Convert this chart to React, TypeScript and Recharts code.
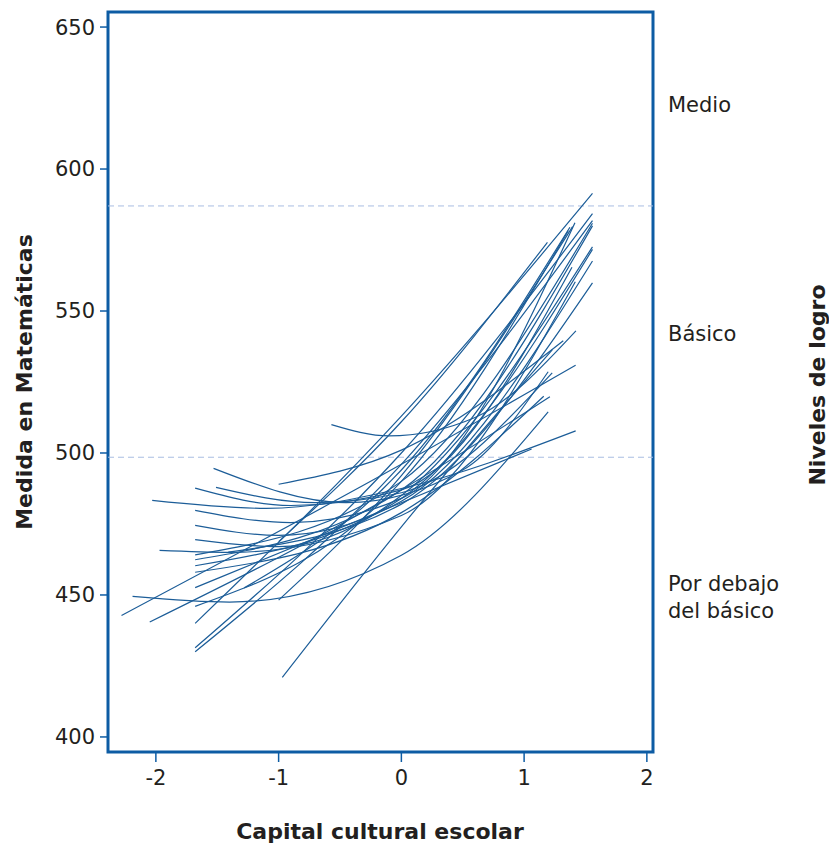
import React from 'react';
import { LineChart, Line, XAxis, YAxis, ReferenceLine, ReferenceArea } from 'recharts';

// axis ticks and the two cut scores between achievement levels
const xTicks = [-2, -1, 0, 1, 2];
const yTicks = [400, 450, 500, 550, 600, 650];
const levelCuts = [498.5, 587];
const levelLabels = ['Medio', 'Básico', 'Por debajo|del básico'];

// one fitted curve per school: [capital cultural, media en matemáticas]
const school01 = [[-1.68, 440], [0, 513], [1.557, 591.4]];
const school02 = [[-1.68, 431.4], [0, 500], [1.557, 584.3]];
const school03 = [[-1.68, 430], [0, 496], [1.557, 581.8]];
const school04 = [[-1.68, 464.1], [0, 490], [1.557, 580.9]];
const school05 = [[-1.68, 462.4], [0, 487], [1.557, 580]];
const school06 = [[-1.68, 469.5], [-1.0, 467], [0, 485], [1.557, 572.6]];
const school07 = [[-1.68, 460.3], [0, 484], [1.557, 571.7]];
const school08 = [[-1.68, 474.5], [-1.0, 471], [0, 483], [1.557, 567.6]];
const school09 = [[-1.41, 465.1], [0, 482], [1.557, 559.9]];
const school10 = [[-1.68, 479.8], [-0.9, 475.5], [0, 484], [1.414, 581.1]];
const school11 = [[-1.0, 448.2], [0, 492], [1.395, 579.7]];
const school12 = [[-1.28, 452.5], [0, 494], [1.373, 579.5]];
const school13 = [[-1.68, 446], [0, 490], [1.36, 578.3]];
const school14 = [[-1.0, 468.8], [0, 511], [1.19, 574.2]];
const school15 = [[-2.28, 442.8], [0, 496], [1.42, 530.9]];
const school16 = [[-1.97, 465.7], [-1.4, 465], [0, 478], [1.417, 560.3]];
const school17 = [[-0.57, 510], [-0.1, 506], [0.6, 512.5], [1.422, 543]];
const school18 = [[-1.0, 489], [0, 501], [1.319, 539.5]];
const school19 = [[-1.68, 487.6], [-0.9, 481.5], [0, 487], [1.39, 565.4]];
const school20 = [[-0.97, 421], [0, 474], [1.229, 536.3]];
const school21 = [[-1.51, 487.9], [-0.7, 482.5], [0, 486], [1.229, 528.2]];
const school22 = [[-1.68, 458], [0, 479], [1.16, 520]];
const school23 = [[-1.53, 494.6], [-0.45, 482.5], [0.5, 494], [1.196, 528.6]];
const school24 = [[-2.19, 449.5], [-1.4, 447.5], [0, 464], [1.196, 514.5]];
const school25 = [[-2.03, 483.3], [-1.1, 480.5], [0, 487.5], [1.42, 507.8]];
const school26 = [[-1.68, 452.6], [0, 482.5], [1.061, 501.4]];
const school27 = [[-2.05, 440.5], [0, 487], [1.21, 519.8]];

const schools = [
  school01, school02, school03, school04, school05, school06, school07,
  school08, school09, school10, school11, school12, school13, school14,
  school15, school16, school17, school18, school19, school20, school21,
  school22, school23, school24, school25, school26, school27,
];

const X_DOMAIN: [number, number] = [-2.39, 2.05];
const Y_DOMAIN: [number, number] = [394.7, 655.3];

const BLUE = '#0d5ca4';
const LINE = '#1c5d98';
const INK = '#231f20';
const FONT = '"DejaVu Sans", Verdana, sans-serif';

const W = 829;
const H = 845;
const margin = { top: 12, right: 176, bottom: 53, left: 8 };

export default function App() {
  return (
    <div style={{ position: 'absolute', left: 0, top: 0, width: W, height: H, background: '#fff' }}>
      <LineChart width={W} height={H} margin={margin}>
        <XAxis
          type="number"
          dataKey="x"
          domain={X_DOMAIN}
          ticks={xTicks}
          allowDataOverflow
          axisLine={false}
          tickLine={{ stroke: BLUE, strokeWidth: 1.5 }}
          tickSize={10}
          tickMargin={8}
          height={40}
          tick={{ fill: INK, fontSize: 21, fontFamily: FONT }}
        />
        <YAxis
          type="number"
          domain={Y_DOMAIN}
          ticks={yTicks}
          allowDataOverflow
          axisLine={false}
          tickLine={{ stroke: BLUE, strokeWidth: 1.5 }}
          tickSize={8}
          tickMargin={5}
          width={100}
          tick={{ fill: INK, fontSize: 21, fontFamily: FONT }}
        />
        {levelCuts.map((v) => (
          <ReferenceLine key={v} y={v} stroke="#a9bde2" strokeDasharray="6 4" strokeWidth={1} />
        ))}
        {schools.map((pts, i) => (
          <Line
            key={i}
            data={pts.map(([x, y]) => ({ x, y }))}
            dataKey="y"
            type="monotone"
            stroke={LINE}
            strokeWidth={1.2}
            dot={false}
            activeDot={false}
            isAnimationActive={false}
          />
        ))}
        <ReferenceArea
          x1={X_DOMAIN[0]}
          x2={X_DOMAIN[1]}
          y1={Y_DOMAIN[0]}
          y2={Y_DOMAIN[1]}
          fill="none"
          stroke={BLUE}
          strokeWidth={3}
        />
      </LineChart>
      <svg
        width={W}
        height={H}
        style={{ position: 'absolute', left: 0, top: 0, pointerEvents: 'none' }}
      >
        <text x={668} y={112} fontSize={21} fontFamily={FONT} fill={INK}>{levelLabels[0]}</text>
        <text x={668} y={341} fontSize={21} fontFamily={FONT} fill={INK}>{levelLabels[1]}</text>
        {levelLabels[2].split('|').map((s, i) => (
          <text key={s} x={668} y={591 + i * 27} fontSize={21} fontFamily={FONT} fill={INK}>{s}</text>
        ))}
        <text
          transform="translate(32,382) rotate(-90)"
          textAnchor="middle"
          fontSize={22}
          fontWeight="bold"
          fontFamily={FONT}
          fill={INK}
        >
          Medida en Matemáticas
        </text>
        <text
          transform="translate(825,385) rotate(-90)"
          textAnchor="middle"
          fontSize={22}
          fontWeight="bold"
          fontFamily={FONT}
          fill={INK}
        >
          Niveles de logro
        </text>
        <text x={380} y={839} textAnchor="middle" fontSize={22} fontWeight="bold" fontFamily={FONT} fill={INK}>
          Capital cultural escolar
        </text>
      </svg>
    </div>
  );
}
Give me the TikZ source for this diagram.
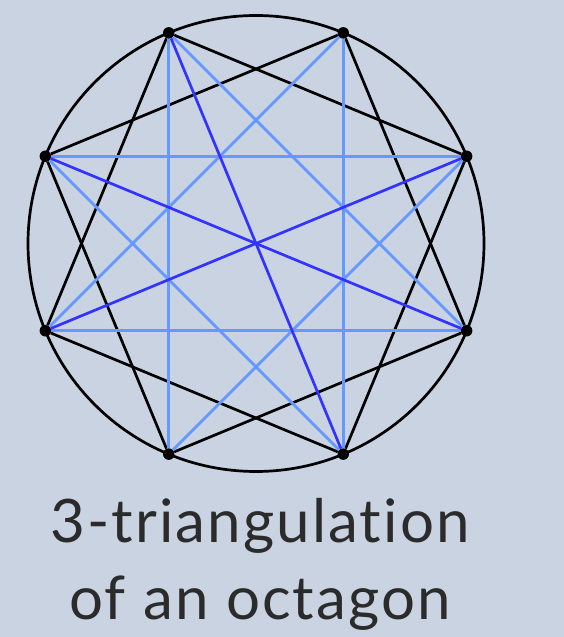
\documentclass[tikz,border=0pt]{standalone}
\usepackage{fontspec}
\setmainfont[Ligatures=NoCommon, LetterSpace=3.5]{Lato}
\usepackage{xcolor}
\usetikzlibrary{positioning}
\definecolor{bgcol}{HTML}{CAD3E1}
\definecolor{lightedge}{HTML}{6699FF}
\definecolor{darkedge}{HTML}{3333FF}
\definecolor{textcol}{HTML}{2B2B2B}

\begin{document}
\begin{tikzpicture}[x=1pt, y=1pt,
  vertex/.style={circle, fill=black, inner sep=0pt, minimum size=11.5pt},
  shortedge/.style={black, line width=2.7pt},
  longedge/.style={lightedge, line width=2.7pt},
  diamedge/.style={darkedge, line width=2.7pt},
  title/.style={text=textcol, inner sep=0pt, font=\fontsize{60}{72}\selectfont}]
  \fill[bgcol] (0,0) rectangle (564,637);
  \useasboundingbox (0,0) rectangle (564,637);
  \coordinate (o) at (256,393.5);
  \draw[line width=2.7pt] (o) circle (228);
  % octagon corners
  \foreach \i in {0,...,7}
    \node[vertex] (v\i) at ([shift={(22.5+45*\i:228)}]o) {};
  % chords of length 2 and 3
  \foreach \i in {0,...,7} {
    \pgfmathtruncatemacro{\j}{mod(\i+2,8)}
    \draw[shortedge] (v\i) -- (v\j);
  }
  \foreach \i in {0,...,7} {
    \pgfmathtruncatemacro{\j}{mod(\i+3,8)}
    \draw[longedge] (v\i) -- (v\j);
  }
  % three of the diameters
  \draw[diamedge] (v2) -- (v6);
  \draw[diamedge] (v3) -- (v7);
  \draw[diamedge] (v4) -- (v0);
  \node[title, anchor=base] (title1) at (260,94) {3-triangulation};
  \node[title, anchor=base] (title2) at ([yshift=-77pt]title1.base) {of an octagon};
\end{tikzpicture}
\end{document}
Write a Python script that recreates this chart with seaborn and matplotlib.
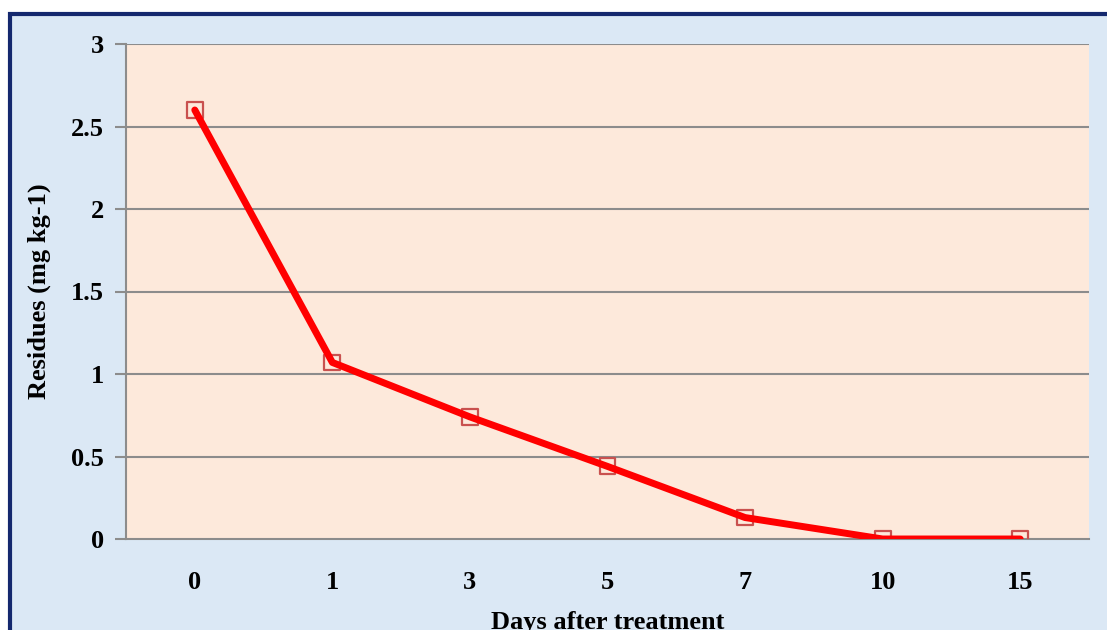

- - - - -

Above are the records; repeat their lines from the first through the line containing "YAxis, ReferenceLine, ReferenceArea", and leave out each picture.

Convert this chart to React, TypeScript and Recharts code.
import React from 'react';
import { LineChart, Line, XAxis, YAxis, ReferenceLine, ReferenceArea } from 'recharts';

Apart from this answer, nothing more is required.